» SOURCE MATERIAL

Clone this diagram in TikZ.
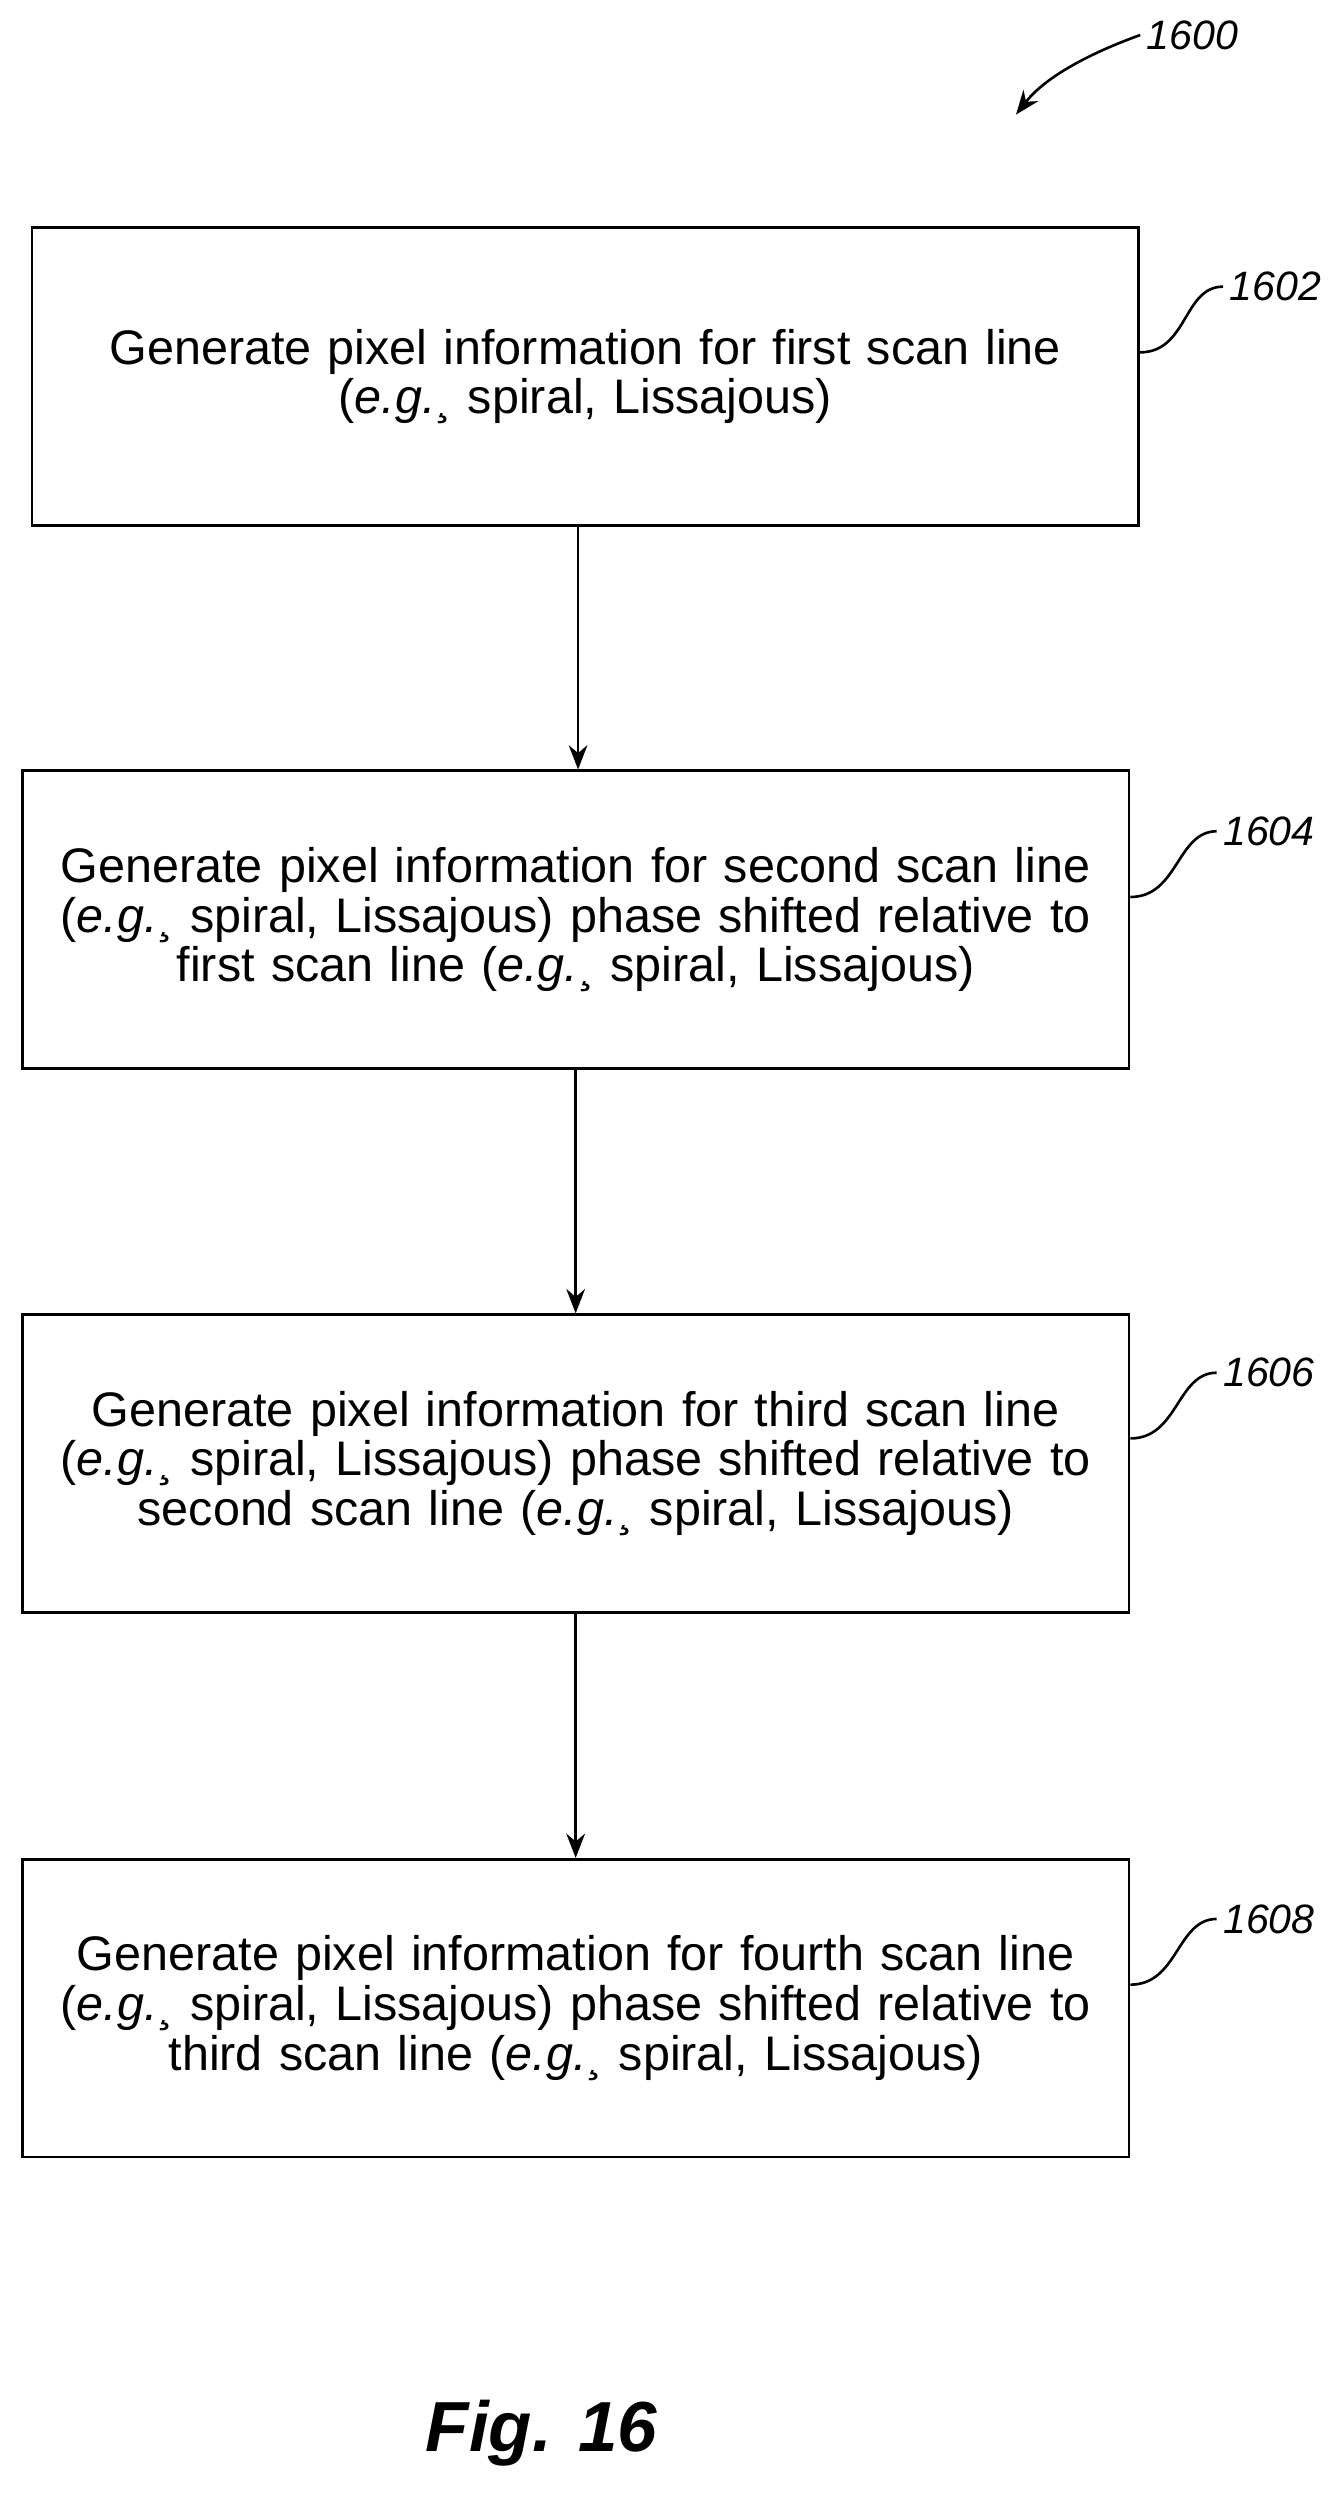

--

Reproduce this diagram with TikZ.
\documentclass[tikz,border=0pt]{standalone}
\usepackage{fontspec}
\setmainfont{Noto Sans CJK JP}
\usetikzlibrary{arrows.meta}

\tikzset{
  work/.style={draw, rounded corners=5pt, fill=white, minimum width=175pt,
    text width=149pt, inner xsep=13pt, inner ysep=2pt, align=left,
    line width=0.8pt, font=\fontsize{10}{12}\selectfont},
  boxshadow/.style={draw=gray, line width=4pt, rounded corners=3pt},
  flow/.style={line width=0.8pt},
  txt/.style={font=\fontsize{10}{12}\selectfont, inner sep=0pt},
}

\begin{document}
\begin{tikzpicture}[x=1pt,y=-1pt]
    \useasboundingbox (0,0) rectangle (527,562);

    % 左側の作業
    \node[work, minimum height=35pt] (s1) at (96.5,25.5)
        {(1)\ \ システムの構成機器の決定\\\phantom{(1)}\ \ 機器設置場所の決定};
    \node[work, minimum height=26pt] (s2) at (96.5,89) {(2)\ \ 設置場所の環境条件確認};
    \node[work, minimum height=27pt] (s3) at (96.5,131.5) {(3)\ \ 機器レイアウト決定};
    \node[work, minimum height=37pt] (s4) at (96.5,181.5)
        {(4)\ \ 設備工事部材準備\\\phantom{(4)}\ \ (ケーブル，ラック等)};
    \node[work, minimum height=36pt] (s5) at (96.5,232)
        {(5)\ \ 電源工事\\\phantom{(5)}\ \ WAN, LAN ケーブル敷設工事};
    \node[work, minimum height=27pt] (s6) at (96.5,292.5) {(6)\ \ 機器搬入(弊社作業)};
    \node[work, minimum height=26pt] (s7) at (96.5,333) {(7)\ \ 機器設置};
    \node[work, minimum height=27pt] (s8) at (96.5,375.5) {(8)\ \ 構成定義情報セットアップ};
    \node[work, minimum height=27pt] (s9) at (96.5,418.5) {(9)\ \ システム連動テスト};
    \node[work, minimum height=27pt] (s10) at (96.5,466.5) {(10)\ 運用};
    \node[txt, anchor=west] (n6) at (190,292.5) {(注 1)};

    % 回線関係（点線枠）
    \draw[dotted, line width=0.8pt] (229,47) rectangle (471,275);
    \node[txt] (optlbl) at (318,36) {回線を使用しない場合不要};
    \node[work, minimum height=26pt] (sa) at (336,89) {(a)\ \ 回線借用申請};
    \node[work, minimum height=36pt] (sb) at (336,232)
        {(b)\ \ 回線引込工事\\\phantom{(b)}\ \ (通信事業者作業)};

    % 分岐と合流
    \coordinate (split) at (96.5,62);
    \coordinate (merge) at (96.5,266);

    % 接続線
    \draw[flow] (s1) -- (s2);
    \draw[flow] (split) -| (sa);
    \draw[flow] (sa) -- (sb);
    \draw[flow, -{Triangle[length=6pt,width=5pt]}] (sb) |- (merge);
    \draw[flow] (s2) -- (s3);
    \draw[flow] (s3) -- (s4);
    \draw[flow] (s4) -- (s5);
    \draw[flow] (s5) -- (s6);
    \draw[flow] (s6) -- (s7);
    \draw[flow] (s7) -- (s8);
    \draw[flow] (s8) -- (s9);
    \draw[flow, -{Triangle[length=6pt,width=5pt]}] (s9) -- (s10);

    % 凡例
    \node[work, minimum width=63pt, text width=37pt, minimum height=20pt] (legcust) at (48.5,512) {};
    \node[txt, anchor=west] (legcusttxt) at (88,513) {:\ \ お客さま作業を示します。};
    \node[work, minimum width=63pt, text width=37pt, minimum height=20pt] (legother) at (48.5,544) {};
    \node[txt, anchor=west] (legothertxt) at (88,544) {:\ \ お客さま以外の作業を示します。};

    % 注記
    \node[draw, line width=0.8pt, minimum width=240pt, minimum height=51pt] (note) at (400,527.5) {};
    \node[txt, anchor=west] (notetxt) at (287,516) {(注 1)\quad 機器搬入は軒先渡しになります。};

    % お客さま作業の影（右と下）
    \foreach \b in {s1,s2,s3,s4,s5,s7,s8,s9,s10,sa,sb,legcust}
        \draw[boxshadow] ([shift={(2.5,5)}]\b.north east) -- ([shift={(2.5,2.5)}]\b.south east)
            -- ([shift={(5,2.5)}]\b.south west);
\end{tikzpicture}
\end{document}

» TASK INSTRUCTIONS
Search the data for the string "diagram". List each line that has it.

» SOLUTION TO THIS EXERCISE
Clone this diagram in TikZ.
Reproduce this diagram with TikZ.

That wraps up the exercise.